## Begin Provided material

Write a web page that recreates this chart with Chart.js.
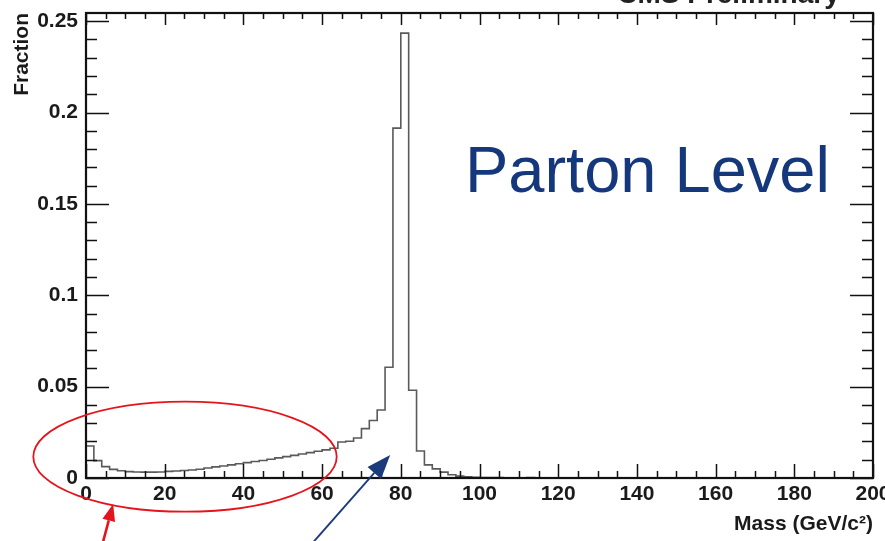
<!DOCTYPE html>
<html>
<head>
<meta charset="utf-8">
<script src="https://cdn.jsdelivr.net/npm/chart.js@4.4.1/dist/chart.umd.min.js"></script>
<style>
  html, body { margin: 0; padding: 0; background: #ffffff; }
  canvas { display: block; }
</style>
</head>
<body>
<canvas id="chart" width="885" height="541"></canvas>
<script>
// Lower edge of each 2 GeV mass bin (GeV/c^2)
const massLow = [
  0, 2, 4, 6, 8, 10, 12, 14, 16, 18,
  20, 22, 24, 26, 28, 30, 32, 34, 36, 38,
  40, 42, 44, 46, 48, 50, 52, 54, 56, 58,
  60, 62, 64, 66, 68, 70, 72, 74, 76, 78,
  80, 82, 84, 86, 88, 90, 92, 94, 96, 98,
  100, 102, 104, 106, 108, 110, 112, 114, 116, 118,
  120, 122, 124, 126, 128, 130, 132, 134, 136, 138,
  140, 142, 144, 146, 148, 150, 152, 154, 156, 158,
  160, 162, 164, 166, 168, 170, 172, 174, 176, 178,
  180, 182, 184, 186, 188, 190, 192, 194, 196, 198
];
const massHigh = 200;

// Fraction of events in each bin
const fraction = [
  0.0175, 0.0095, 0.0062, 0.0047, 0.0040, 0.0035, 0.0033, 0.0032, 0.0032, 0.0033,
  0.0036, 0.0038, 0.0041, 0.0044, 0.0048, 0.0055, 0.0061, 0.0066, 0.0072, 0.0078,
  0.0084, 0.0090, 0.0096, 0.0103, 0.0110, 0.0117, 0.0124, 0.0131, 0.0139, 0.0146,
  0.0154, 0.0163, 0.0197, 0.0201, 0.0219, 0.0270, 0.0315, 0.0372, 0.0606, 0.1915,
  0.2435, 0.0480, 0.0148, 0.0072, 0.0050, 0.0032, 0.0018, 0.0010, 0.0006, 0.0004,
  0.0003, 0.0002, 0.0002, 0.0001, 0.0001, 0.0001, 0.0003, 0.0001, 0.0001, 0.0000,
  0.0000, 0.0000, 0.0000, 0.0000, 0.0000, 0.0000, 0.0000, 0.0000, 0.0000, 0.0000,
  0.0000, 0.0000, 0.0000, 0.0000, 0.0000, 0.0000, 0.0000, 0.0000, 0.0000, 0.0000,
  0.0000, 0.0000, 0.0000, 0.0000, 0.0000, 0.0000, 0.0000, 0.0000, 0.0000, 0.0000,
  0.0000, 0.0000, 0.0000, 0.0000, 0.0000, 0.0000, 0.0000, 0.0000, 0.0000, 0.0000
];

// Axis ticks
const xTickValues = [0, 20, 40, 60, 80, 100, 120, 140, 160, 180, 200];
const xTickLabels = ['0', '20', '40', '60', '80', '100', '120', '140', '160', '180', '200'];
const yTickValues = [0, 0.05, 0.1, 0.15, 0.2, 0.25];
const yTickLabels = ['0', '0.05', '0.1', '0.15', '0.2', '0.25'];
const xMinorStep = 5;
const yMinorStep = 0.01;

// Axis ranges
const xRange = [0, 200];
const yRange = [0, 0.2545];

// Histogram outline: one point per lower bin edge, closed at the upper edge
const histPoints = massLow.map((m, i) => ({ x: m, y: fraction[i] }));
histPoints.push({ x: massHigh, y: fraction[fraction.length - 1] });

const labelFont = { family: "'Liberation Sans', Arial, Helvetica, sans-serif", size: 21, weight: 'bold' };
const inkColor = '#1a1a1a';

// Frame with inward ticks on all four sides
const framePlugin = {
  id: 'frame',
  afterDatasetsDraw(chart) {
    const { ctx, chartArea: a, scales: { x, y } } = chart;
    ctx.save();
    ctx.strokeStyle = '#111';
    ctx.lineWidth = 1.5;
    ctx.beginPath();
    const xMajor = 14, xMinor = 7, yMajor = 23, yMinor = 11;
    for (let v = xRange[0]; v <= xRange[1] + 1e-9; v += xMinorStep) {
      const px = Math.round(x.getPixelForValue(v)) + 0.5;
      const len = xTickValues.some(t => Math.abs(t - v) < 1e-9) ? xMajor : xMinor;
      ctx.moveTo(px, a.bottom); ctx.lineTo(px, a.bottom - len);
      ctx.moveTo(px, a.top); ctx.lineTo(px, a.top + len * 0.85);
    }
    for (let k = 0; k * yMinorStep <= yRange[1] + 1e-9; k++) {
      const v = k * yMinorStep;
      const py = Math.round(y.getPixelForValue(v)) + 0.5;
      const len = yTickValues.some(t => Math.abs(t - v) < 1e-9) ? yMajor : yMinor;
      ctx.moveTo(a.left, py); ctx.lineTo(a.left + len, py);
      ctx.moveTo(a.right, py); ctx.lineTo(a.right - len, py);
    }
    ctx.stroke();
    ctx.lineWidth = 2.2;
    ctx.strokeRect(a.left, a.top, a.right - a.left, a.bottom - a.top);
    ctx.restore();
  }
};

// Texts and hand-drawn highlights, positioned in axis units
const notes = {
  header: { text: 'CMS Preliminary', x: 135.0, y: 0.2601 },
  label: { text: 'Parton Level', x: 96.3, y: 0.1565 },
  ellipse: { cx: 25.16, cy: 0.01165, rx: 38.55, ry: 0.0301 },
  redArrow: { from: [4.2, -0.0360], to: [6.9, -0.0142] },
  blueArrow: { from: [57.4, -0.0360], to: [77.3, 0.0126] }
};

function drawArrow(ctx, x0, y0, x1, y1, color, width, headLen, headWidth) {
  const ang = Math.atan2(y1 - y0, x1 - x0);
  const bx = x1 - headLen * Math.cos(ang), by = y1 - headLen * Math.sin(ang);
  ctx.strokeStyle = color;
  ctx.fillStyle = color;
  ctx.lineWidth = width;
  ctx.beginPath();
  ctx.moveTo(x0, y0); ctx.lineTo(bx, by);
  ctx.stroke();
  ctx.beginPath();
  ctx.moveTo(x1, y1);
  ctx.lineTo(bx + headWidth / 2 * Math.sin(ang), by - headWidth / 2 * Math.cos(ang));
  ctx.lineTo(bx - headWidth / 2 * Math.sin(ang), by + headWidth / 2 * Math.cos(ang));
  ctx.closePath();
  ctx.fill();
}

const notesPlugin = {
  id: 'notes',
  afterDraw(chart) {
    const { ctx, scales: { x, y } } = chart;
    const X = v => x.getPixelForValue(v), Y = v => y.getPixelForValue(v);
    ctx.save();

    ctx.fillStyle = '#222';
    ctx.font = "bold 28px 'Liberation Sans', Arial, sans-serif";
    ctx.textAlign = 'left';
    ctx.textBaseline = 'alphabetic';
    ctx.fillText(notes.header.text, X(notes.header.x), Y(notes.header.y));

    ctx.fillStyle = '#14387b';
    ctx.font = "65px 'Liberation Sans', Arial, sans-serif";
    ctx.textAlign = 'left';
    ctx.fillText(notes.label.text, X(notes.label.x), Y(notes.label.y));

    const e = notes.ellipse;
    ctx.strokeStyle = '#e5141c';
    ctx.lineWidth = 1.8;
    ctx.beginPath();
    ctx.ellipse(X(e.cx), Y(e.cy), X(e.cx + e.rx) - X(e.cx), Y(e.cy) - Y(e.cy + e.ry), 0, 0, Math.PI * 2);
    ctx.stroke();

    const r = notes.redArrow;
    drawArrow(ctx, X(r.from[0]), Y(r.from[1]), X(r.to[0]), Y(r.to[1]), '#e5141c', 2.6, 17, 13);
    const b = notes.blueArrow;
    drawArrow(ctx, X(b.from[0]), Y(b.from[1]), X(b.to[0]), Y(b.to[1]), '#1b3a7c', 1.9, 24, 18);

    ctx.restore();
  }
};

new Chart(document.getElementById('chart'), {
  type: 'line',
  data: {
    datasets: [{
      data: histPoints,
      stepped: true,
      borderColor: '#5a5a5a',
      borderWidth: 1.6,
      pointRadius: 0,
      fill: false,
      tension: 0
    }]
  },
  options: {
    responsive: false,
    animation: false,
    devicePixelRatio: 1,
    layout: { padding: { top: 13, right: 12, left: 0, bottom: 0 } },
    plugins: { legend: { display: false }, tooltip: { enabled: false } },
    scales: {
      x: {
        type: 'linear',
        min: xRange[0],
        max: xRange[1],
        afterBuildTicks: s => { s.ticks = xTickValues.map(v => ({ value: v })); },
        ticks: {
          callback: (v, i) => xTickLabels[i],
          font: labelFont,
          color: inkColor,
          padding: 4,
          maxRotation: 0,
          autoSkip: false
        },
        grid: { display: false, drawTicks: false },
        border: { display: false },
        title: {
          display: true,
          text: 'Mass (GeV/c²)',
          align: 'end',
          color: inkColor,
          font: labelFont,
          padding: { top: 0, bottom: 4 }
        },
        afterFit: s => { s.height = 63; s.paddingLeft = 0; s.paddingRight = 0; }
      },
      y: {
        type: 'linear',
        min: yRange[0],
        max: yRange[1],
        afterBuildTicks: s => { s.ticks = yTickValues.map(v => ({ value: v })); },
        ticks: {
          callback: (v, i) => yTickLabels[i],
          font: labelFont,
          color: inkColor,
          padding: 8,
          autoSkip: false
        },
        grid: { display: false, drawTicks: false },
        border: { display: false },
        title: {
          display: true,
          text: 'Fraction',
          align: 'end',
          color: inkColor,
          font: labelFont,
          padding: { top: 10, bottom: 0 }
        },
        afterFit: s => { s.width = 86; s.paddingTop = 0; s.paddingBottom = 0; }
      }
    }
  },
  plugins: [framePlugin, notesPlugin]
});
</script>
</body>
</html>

## End Provided material

For the data above, state only how many lines include the word "with".

The reply — 2